Una de las escenas que lo marcó fue ver cómo uno de los niños con los que solía jugar llegó al refugio con la espalda totalmente destrozada por una quemadura. Como no había médicos ni enfermeras, la madre del menor lo curaba con el poco aceite de cocina que podía encontrar. Pero no fue suficiente. Pasado dos días su amigo murió por la infección.

“Nadie hacía nada ni decía nada. Seguramente estábamos en un estado de shock, pero yo no escuché a nadie decir nada durante días. El problema vino cuando empezaron a faltar los alimentos y nosotros sufríamos mucha hambre. Queríamos comer lo que sea, hierbas u hojas de árbol, pero no podíamos encontrar nada”, narra.

Desesperada porque sus hijos no murieran, la señora Yamashita los llevó a un campo agrícola con sus parientes, donde creyó que habría más esperanza. Para ello, recuerda  Yasuaki, tuvieron que cruzar el centro de la ciudad que había sido devastado: “Vimos muchísimos cadáveres en las calles. Era un campo completamente quemado. Negro. Y la gente que no había muerto estaba caminando como fantasmas.

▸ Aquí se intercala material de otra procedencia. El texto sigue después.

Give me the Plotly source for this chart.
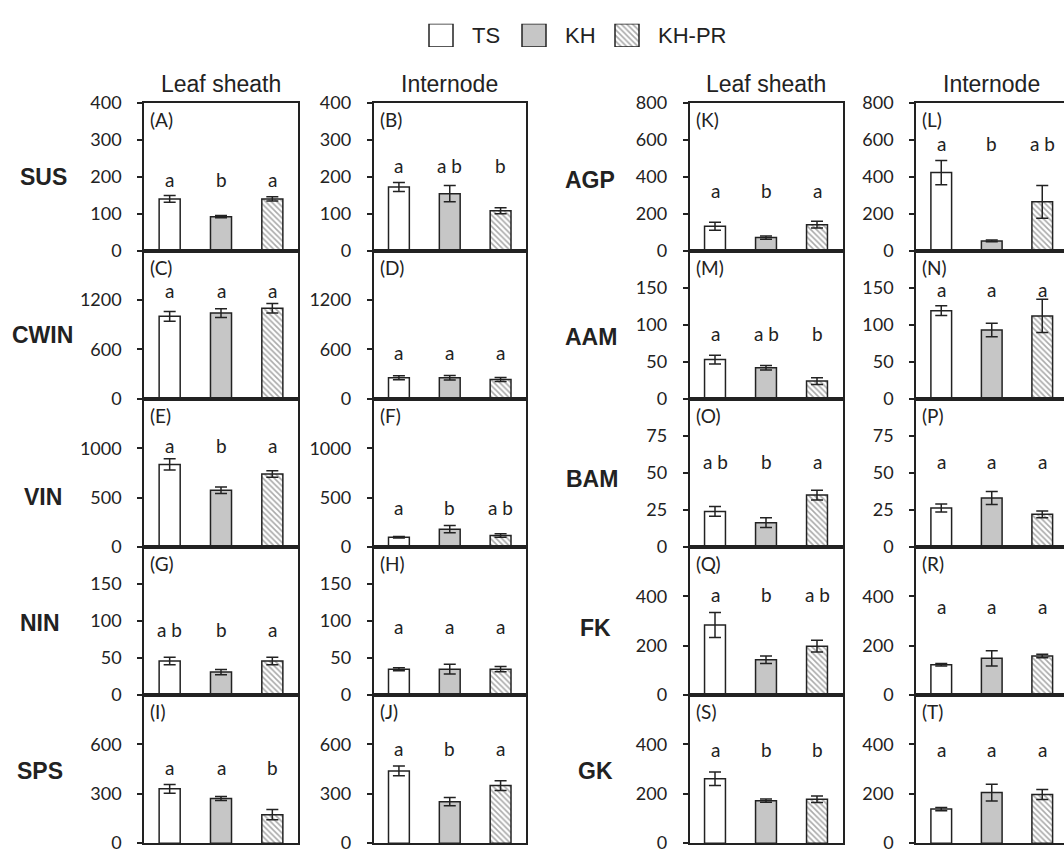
import plotly.graph_objects as go

# ---- data -------------------------------------------------------------
series = ["TS", "KH", "KH-PR"]
tissues = ["Leaf sheath", "Internode"]
left_enzymes = ["SUS", "CWIN", "VIN", "NIN", "SPS"]
right_enzymes = ["AGP", "AAM", "BAM", "FK", "GK"]
panel_tags = list("ABCDEFGHIJKLMNOPQRST")

# each enzyme: [leaf sheath values, internode values], order TS, KH, KH-PR
SUS_mean = [[140, 92, 140], [172, 154, 108]]
SUS_se = [[9, 3, 6], [12, 22, 8]]
SUS_sig = [["a", "b", "a"], ["a", "a b", "b"]]

CWIN_mean = [[1003, 1042, 1101], [256, 256, 236]]
CWIN_se = [[59, 53, 59], [24, 28, 24]]
CWIN_sig = [["a", "a", "a"], ["a", "a", "a"]]

VIN_mean = [[836, 574, 738], [98, 180, 115]]
VIN_se = [[57, 33, 33], [8, 36, 18]]
VIN_sig = [["a", "b", "a"], ["a", "b", "a b"]]

NIN_mean = [[46, 31, 46], [35, 35, 35]]
NIN_se = [[5, 3.5, 5], [2, 6.6, 3.5]]
NIN_sig = [["a b", "b", "a"], ["a", "a", "a"]]

SPS_mean = [[330, 271, 173], [439, 252, 350]]
SPS_se = [[26, 12, 31], [30, 25, 30]]
SPS_sig = [["a", "a", "b"], ["a", "b", "a"]]

AGP_mean = [[132, 71, 141], [422, 53, 264]]
AGP_se = [[22, 9, 18], [66, 5, 88]]
AGP_sig = [["a", "b", "a"], ["a", "b", "a b"]]

AAM_mean = [[53, 42, 24], [119, 93, 112]]
AAM_se = [[6, 3, 4.5], [6.6, 9, 22.5]]
AAM_sig = [["a", "a b", "b"], ["a", "a", "a"]]

BAM_mean = [[24, 16.4, 35], [26.3, 33, 22]]
BAM_se = [[3.3, 3.3, 3.3], [2.7, 4.4, 2.2]]
BAM_sig = [["a b", "b", "a"], ["a", "a", "a"]]

FK_mean = [[284, 143, 198], [123, 149, 158]]
FK_se = [[51, 15, 24], [5, 31, 7]]
FK_sig = [["a", "b", "a b"], ["a", "a", "a"]]

GK_mean = [[261, 172, 178], [138, 205, 197]]
GK_se = [[27, 6.5, 13], [6.5, 34, 20]]
GK_sig = [["a", "b", "b"], ["a", "a", "a"]]

# y-axis scale of each enzyme row
y_max = {"SUS": 400, "CWIN": 1800, "VIN": 1500, "NIN": 200, "SPS": 900,
         "AGP": 800, "AAM": 200, "BAM": 100, "FK": 600, "GK": 600}
y_ticks = {"SUS": [0, 100, 200, 300, 400], "CWIN": [0, 600, 1200],
           "VIN": [0, 500, 1000], "NIN": [0, 50, 100, 150], "SPS": [0, 300, 600],
           "AGP": [0, 200, 400, 600, 800], "AAM": [0, 50, 100, 150],
           "BAM": [0, 25, 50, 75], "FK": [0, 200, 400], "GK": [0, 200, 400]}

# ---- layout settings ----------------------------------------------------
W, H = 1064, 860
col_px = [(144, 298), (373.5, 526), (689.5, 842.5), (916, 1064)]
unit_px = [None, None, None, 50.5]        # last column runs past the page edge
row_top0, row_h = 93, 152
# height (data units) at which significance letters sit, [leaf, internode]
letter_level = {"SUS": [192, 229], "CWIN": [1318, 559], "VIN": [1026, 403],
                "NIN": [89, 93], "SPS": [462, 576], "AGP": [327, 578],
                "AAM": [88, 148], "BAM": [57.7, 57.7], "FK": [409, 360],
                "GK": [380, 380]}
# row label centres in pixels (x, y)
row_label_left = [(43, 169), (42, 331), (43, 498), (40, 627), (40, 779)]
row_label_right = [(590, 172), (591, 334), (592, 479), (595, 632), (595, 779)]

table = {
    "SUS": (SUS_mean, SUS_se, SUS_sig), "CWIN": (CWIN_mean, CWIN_se, CWIN_sig),
    "VIN": (VIN_mean, VIN_se, VIN_sig), "NIN": (NIN_mean, NIN_se, NIN_sig),
    "SPS": (SPS_mean, SPS_se, SPS_sig), "AGP": (AGP_mean, AGP_se, AGP_sig),
    "AAM": (AAM_mean, AAM_se, AAM_sig), "BAM": (BAM_mean, BAM_se, BAM_sig),
    "FK": (FK_mean, FK_se, FK_sig), "GK": (GK_mean, GK_se, GK_sig),
}

INK = "#222222"
NUM_FONT = "Lato, 'Open Sans', sans-serif"
TXT_FONT = "'Liberation Sans', Arial, sans-serif"

bar_style = {
    "TS": dict(color="white", line=dict(color=INK, width=1.5)),
    "KH": dict(color="#c6c6c6", line=dict(color=INK, width=1.5)),
    "KH-PR": dict(color="white", line=dict(color=INK, width=1.5),
                  pattern=dict(shape="\\", fgcolor="#555555", bgcolor="white",
                               size=4, solidity=0.4)),
}


def px_x(x):
    return x / W


def px_y(y):
    return 1 - y / H


fig = go.Figure()
annotations = []
layout_axes = {}

for r in range(5):
    for c in range(4):
        idx = r * 4 + c + 1
        enzyme = left_enzymes[r] if c < 2 else right_enzymes[r]
        t = c % 2
        means, ses, sigs = table[enzyme]
        tag = panel_tags[(r * 2 + t) if c < 2 else (10 + r * 2 + t)]
        suffix = "" if idx == 1 else str(idx)
        xa, ya = f"x{suffix}", f"y{suffix}"
        xkey, ykey = f"xaxis{suffix}", f"yaxis{suffix}"

        for k, s in enumerate(series):
            fig.add_trace(go.Bar(
                x=[s], y=[means[t][k]], xaxis=xa, yaxis=ya, width=0.41,
                marker=bar_style[s], showlegend=False,
                error_y=dict(type="data", array=[ses[t][k]], color=INK,
                             thickness=1.5, width=6),
            ))
            annotations.append(dict(
                x=s, y=letter_level[enzyme][t], xref=xa, yref=ya,
                text=sigs[t][k], showarrow=False, xanchor="center",
                yanchor="middle",
                font=dict(family=NUM_FONT, size=19, color=INK)))

        x0, x1 = col_px[c]
        top = row_top0 + r * row_h
        bottom = top + row_h
        if unit_px[c]:
            xr = [-0.5, -0.5 + (x1 - x0) / unit_px[c]]
        else:
            xr = [-0.5, 2.5]
        layout_axes[xkey] = dict(
            domain=[px_x(x0), px_x(x1)], range=xr, anchor=ya, type="category",
            categoryorder="array", categoryarray=series,
            showticklabels=False, ticks="", showgrid=False, zeroline=False,
            showline=True, linecolor=INK, linewidth=1.5, mirror=True)
        layout_axes[ykey] = dict(
            domain=[px_y(bottom), px_y(top)], range=[0, y_max[enzyme]],
            anchor=xa, tickmode="array", tickvals=y_ticks[enzyme],
            ticks="outside", ticklen=5, tickwidth=1.5, tickcolor=INK,
            ticklabelstandoff=12,
            tickfont=dict(family=NUM_FONT, size=18, color=INK),
            showgrid=False, zeroline=False, showline=True, linecolor=INK,
            linewidth=1.5, mirror=(c < 3))

        annotations.append(dict(
            x=4 / (x1 - x0), y=1 - 17 / row_h, xref=f"{xa} domain",
            yref=f"{ya} domain", text=f"({tag})", showarrow=False,
            xanchor="left", yanchor="middle",
            font=dict(family=NUM_FONT, size=19, color=INK)))

# column headings
for c in range(4):
    x0, x1 = col_px[c]
    xc = (x0 + x1) / 2 if c < 3 else x0 + 1.5 * unit_px[3]
    annotations.append(dict(
        x=px_x(xc), y=px_y(74), xref="paper", yref="paper",
        text=tissues[c % 2], showarrow=False, xanchor="center",
        yanchor="middle", font=dict(family=TXT_FONT, size=23, color=INK)))

# enzyme row labels
for names, spots in ((left_enzymes, row_label_left), (right_enzymes, row_label_right)):
    for name, (lx, ly) in zip(names, spots):
        annotations.append(dict(
            x=px_x(lx), y=px_y(ly), xref="paper", yref="paper",
            text=f"<b>{name}</b>", showarrow=False, xanchor="center",
            yanchor="middle", font=dict(family=TXT_FONT, size=23, color=INK)))

# key along the top: one swatch per series
key_unit = 93
key_c0 = 441
kx = "x21"
key_height = 1
for s in series:
    fig.add_trace(go.Bar(
        x=[s], y=[key_height], xaxis=kx, yaxis="y21", width=24 / key_unit,
        marker=bar_style[s], showlegend=False, hoverinfo="skip"))
    annotations.append(dict(
        x=series.index(s) + 29 / key_unit, y=key_height / 2, xref=kx, yref="y21",
        text=s, showarrow=False, xanchor="left", yanchor="middle",
        font=dict(family=TXT_FONT, size=22, color=INK)))
layout_axes["xaxis21"] = dict(
    domain=[px_x(key_c0 - key_unit / 2), px_x(key_c0 + 2.5 * key_unit)],
    range=[-0.5, 2.5], type="category", categoryorder="array",
    categoryarray=series, visible=False, anchor="y21")
layout_axes["yaxis21"] = dict(domain=[px_y(36), px_y(12)], range=[0, key_height],
                              visible=False, anchor="x21")

fig.update_layout(
    width=W, height=H, margin=dict(l=0, r=0, t=0, b=0),
    paper_bgcolor="white", plot_bgcolor="rgba(0,0,0,0)",
    barmode="overlay", annotations=annotations, **layout_axes)

fig.write_html("out.html")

Era un horror”.

La comida y la suerte no los acompañaron por mucho y pronto tuvieron que regresar a Nagasaki para sobrevivir y rehacer su vida después de la rendición de Japón y durante los años de la posguerra.

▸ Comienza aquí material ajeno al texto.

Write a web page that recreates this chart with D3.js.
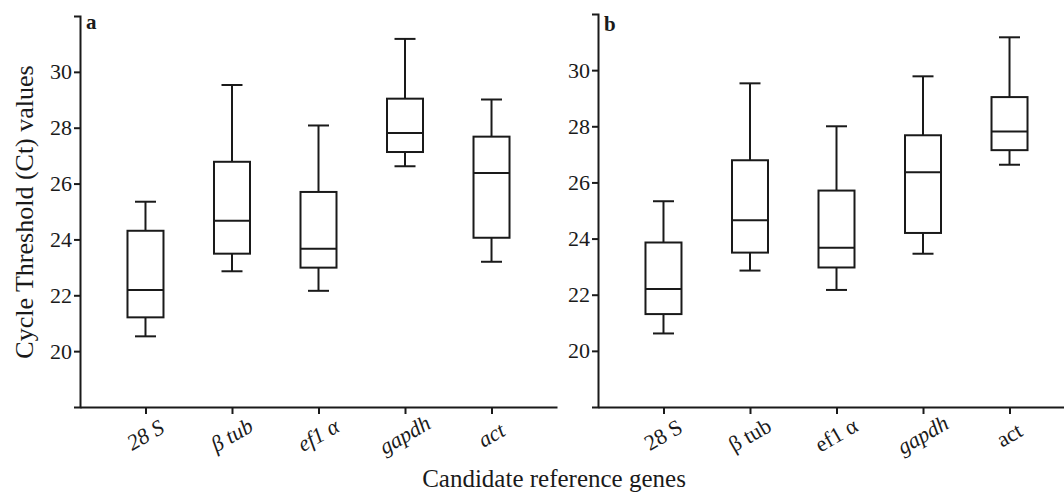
<!DOCTYPE html>
<html>
<head>
<meta charset="utf-8">
<script src="https://cdn.jsdelivr.net/npm/d3@7"></script>
<style>
  body { margin: 0; background: #fff; }
  svg text { font-family: 'Liberation Serif', 'Tinos', 'DejaVu Serif', serif !important; }
</style>
</head>
<body>
<svg id="chart" width="1064" height="498"></svg>
<script>
// genes, same order in both panels
const genes = ['28 S', 'β tub', 'ef1 α', 'gapdh', 'act'];
const yTicks = [20, 22, 24, 26, 28, 30];

// panel a: [whisker low, Q1, median, Q3, whisker high]
const statsA = [
    [20.53, 21.21, 22.19, 24.31, 25.35],
    [22.86, 23.49, 24.67, 26.78, 29.53],
    [22.16, 22.99, 23.67, 25.70, 28.08],
    [26.62, 27.13, 27.81, 29.04, 31.18],
    [23.20, 24.06, 26.38, 27.68, 29.01]
];
// panel b
const statsB = [
    [20.62, 21.31, 22.20, 23.86, 25.33],
    [22.86, 23.50, 24.65, 26.79, 29.53],
    [22.17, 22.97, 23.67, 25.71, 28.00],
    [23.46, 24.20, 26.36, 27.68, 29.78],
    [26.63, 27.15, 27.81, 29.04, 31.17]
];
// which tick labels are italic
const italicA = [true, true, true, true, true];
const italicB = [false, false, false, true, false];

const svg = d3.select('#chart');
const ink = '#1a1a1a';
const serif = "'Liberation Serif', 'Tinos', 'DejaVu Serif', serif";

function panel(stats, italics, letter, x0, yTop, letterY) {
    const x = d3.scalePoint().domain(genes).range([x0, x0 + 477]).padding(0.757);
    const y = d3.scaleLinear().domain([18, 32]).range([407, yTop]);
    const g = svg.append('g');

    // y axis
    const ya = g.append('g')
        .attr('transform', `translate(${x0},0)`)
        .call(d3.axisLeft(y).tickValues(yTicks).tickSize(6).tickPadding(2));
    ya.attr('font-family', serif).attr('font-size', 22);
    ya.select('.domain').attr('stroke', ink).attr('stroke-width', 2);
    ya.selectAll('.tick line').attr('stroke', ink).attr('stroke-width', 2);
    ya.selectAll('.tick text').attr('fill', ink);

    // x axis
    const xa = g.append('g')
        .attr('transform', 'translate(0,407)')
        .call(d3.axisBottom(x).tickSize(7).tickSizeOuter(0).tickFormat(''));
    xa.select('.domain').attr('stroke', ink).attr('stroke-width', 2);
    xa.selectAll('.tick line').attr('stroke', ink).attr('stroke-width', 2);

    g.selectAll('.glabel')
        .data(genes).enter()
        .append('text')
        .attr('transform', d => `translate(${x(d) + 1},437) rotate(-30)`)
        .attr('text-anchor', 'middle')
        .attr('dominant-baseline', 'middle')
        .attr('font-family', serif)
        .attr('font-size', 22)
        .attr('font-style', (d, i) => italics[i] ? 'italic' : 'normal')
        .attr('fill', ink)
        .text(d => d);

    // boxes
    const bw = 36, cw = 21;
    const b = g.selectAll('.box').data(stats).enter().append('g')
        .attr('fill', 'none').attr('stroke', ink).attr('stroke-width', 2);
    b.append('line') // upper whisker
        .attr('x1', (d, i) => x(genes[i])).attr('x2', (d, i) => x(genes[i]))
        .attr('y1', d => y(d[4])).attr('y2', d => y(d[3]));
    b.append('line') // lower whisker
        .attr('x1', (d, i) => x(genes[i])).attr('x2', (d, i) => x(genes[i]))
        .attr('y1', d => y(d[1])).attr('y2', d => y(d[0]));
    b.append('line')
        .attr('x1', (d, i) => x(genes[i]) - cw / 2).attr('x2', (d, i) => x(genes[i]) + cw / 2)
        .attr('y1', d => y(d[4])).attr('y2', d => y(d[4]));
    b.append('line')
        .attr('x1', (d, i) => x(genes[i]) - cw / 2).attr('x2', (d, i) => x(genes[i]) + cw / 2)
        .attr('y1', d => y(d[0])).attr('y2', d => y(d[0]));
    b.append('rect')
        .attr('x', (d, i) => x(genes[i]) - bw / 2).attr('width', bw)
        .attr('y', d => y(d[3])).attr('height', d => y(d[1]) - y(d[3]));
    b.append('line')
        .attr('x1', (d, i) => x(genes[i]) - bw / 2).attr('x2', (d, i) => x(genes[i]) + bw / 2)
        .attr('y1', d => y(d[2])).attr('y2', d => y(d[2]));

    g.append('text')
        .attr('x', x0 + 6).attr('y', letterY)
        .attr('font-family', serif)
        .attr('font-size', 21).attr('font-weight', 'bold')
        .attr('fill', ink)
        .text(letter);
}

panel(statsA, italicA, 'a', 80, 16, 29);
panel(statsB, italicB, 'b', 598, 14, 31);

svg.append('text')
    .attr('transform', 'translate(33,212) rotate(-90)')
    .attr('text-anchor', 'middle')
    .attr('font-family', serif)
    .attr('font-size', 26)
    .attr('fill', ink)
    .text('Cycle Threshold (Ct) values');

svg.append('text')
    .attr('x', 554).attr('y', 487)
    .attr('text-anchor', 'middle')
    .attr('font-family', serif)
    .attr('font-size', 25)
    .attr('fill', ink)
    .text('Candidate reference genes');
</script>
</body>
</html>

“No podíamos quejarnos, teníamos que hacer un esfuerzo para salir adelante. Entonces el dinero ya no servía para nada, si uno quería comer una papa tenía que cambiarla por un objeto valioso, como telas o kimonos”.

Los años que siguieron en la vida de Yasuaki fueron difíciles, pero pudo terminar sus estudios y seguir adelante. No obstante, el sufrimiento que trajo la bomba al pueblo japonés no se detuvo tras el estallido o con la hambruna, sino que debido a la falta de información sobre la radiación que había contaminado el terreno, muchas personas que se habían salvado y que estaban aparentemente sanas, comenzaron a morir.

Entonces, afirma Yasuaki, los ciudadanos de otros sitios de la isla asiática comenzaron a discriminar a los sobrevivientes: “Eso nos llevó a ocultarnos, a callar por miedo, por la tremenda discriminación. Mucha gente se suicidó porque no pudo más. El gobierno informó de la radiactividad hasta 1954, porque Estados Unidos había prohibido rotundamente hablar de la bomba atómica”.

El mismo Yasuaki fue víctima de la radicación cuando consiguió su primer empleo. Sus síntomas eran anemia y esporádicas hemorragias, pero nadie podía encontrar el porqué de su problema.

No fue sino hasta que se empleó en el hospital de los sobrevivientes de la bomba atómica que comenzó a relacionar la explosión con su estado de salud. Ahí, Yasuaki vio cómo el lastre de la radiación se cobró las vidas de cientos de personas que enfermaron de cáncer y, con mucho pesar, se sintió identificado y muy cercano a la muerte.

“Estoy seguro de que voy a morir —pensaba— no estoy seguro cuándo, pero sé que voy a morir. Tal vez mañana o pasado mañana, o en un año... entonces para mí era mucho sufrimiento, la discriminación me afectaba muchísimo y no podía seguir trabajando más ahí”.

Yasuaki anhelaba huir, salir de Japón y encontrarse a salvo en un sitio donde nadie supiera que era sobreviviente. México apareció en su mapa y lo atrajo a través de la música del trío Los Panchos, las zonas arqueológicas y el idioma. Renunció a su trabajo y viajó al país. Hoy radica en San Miguel de Allende.

Aquí, menciona, se sintió protegido, ayudado y alejado del dolor. Formó una familia y rehizo su vida. “Después de la explosión, creímos que nada volvería a crecer en ese campo negro, pero un año después nos sorprendimos: todo se llenó de flores blancas y entonces nosotros nos llenamos también de esperanza”.